All i can say is... wow this definitely needs more testing and replication.

mish original GPU
Self CPU time total: 207.180ms
CUDA time total: 397.442ms
(original code and JIT decorated original code shows similar results. sometimes one comes on top, sometimes the other. Further research might show a more meaningful difference, as would profiling. But considering the existence of well optimized cuda code, i didnt think it was useful for me to look into it.)

mish fast GPU JIT
Self CPU time total: 214.289ms
CUDA time total: 368.485ms
Not significantly faster but my in my testing showed consistently lower results compared to the above original GPU code

mish original CPU
Self CPU time total: 868.308ms
(the above points regarding original vs JITified original wrt GPU code applies here)

mish fast CPU
Self CPU time total: 125.045ms
mish fast CPU JIT
Self CPU time total: 97.992ms

(Again this result was consistently replicated in my system. Thus mish fast code was 7~8x faster than original code, with JITified code showing even further consistent gains)

I think the next step should be to see if these results could be replicated on other platforms(other CPU architectures, past and future versions of CUDA implementations etc).
I do not have access to other baremetal systems but maybe trying my notebook on kaggle/collab and or other paid and free platforms could be a reachable short term goal.

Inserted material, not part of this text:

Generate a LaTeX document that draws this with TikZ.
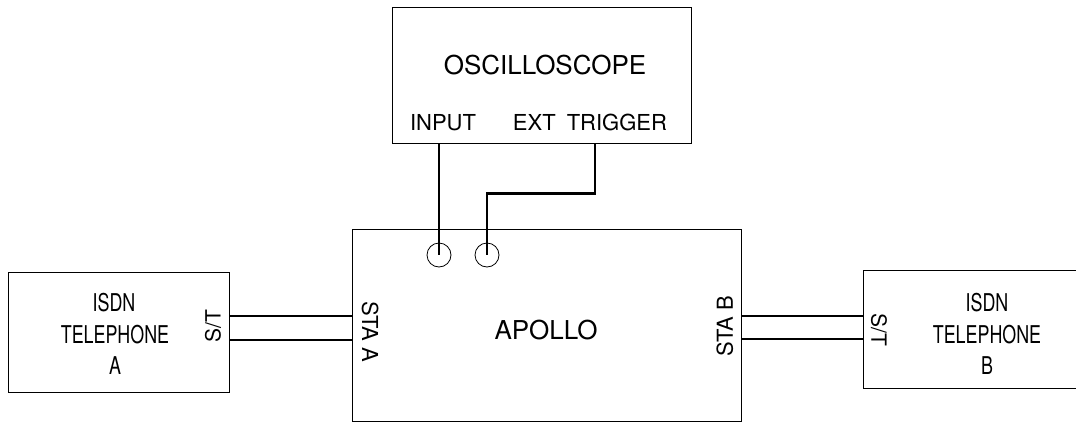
\documentclass[tikz,border=0pt]{standalone}
\usepackage{fontspec}
\setmainfont{TeX Gyre Heros}
\newfontfamily\narrowfont[FakeStretch=0.73]{TeX Gyre Heros}
\begin{document}
\begin{tikzpicture}[x=1pt,y=-1pt,
  box/.style={draw, line width=0.8pt, rectangle, inner sep=0pt},
  wire/.style={line width=2.6pt},
  pair/.style={line width=2.2pt},
  jack/.style={draw, circle, line width=0.8pt, minimum size=24pt, inner sep=0pt},
  big/.style={inner sep=0pt, text depth=0pt, text height=18.7pt, font=\fontsize{26}{30}\selectfont},
  mid/.style={inner sep=0pt, text depth=0pt, text height=15.8pt, font=\fontsize{22}{26}\selectfont},
  tel/.style={inner sep=0pt, text depth=0pt, text height=17.6pt, font=\narrowfont\fontsize{24.5}{28}\selectfont}]
\useasboundingbox (0,0) rectangle (1076,424);
\clip (0,0) rectangle (1076,424);

% boxes
\node[box, minimum width=299pt, minimum height=136pt] (osc) at (541.5,75) {};
\node[box, minimum width=389pt, minimum height=192pt] (apollo) at (546.5,325) {};
\node[box, minimum width=221pt, minimum height=120pt] (telA) at (118.5,332) {};
\node[box, minimum width=248pt, minimum height=118pt] (telB) at (987,329) {};

% texts
\node[big] (osctxt) at (545,65) {OSCILLOSCOPE};
\node[mid] (inp) at (443,123) {INPUT};
\node[mid] (ext) at (590,123) {EXT\hspace{0.5em}TRIGGER};
\node[big] (apotxt) at (546,330) {APOLLO};
\node[mid, rotate=-90] (staA) at (370,332) {STA A};
\node[mid, rotate=90] (staB) at (725,326) {STA B};
\node[mid, rotate=90, font=\fontsize{21}{25}\selectfont, text height=15.1pt] (stA) at (213,326) {S/T};
\node[mid, rotate=-90, font=\fontsize{21}{25}\selectfont, text height=15.1pt] (stB) at (879,330) {S/T};

\node[tel] (ta1) at (114,303) {ISDN};
\node[tel] (ta2) at (115,335) {TELEPHONE};
\node[tel] (ta3) at (115,366) {A};
\node[tel] (tb1) at (987,303) {ISDN};
\node[tel] (tb2) at (987,335) {TELEPHONE};
\node[tel] (tb3) at (987,366) {B};

% jacks
\node[jack] (c1) at (439,255) {};
\node[jack] (c2) at (487,255) {};

% oscilloscope wires
\coordinate (inpout) at (439,143);
\coordinate (trig) at (595,143);
\draw[wire] (osc.south -| inpout) -- (c1.center);
\draw[wire] (osc.south -| trig) -- ++(0,50) -| (c2.center);

% S/T pairs
\coordinate (la) at (0,316);
\coordinate (lb) at (0,340);
\coordinate (lc) at (0,316);
\coordinate (ld) at (0,339);
\draw[pair] (telA.east |- la) -- (apollo.west |- la);
\draw[pair] (telA.east |- lb) -- (apollo.west |- lb);
\draw[pair] (apollo.east |- lc) -- (telB.west |- lc);
\draw[pair] (apollo.east |- ld) -- (telB.west |- ld);
\end{tikzpicture}
\end{document}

Also, all of my testing so far involved the forward pass. Investigating the alternate implementation(in both its JITified and plain versions) in the backward pass could also be useful.

In conclusion, the very simple optimization of decorating with "@torch.jit.script" made the "fast" version of the code to show non inferior results in BOTH GPU and CPU implementations. It is also possible that this is actually faster in all implementations but this requires further investigation in other systems and with a more rigorous benchmarking setup.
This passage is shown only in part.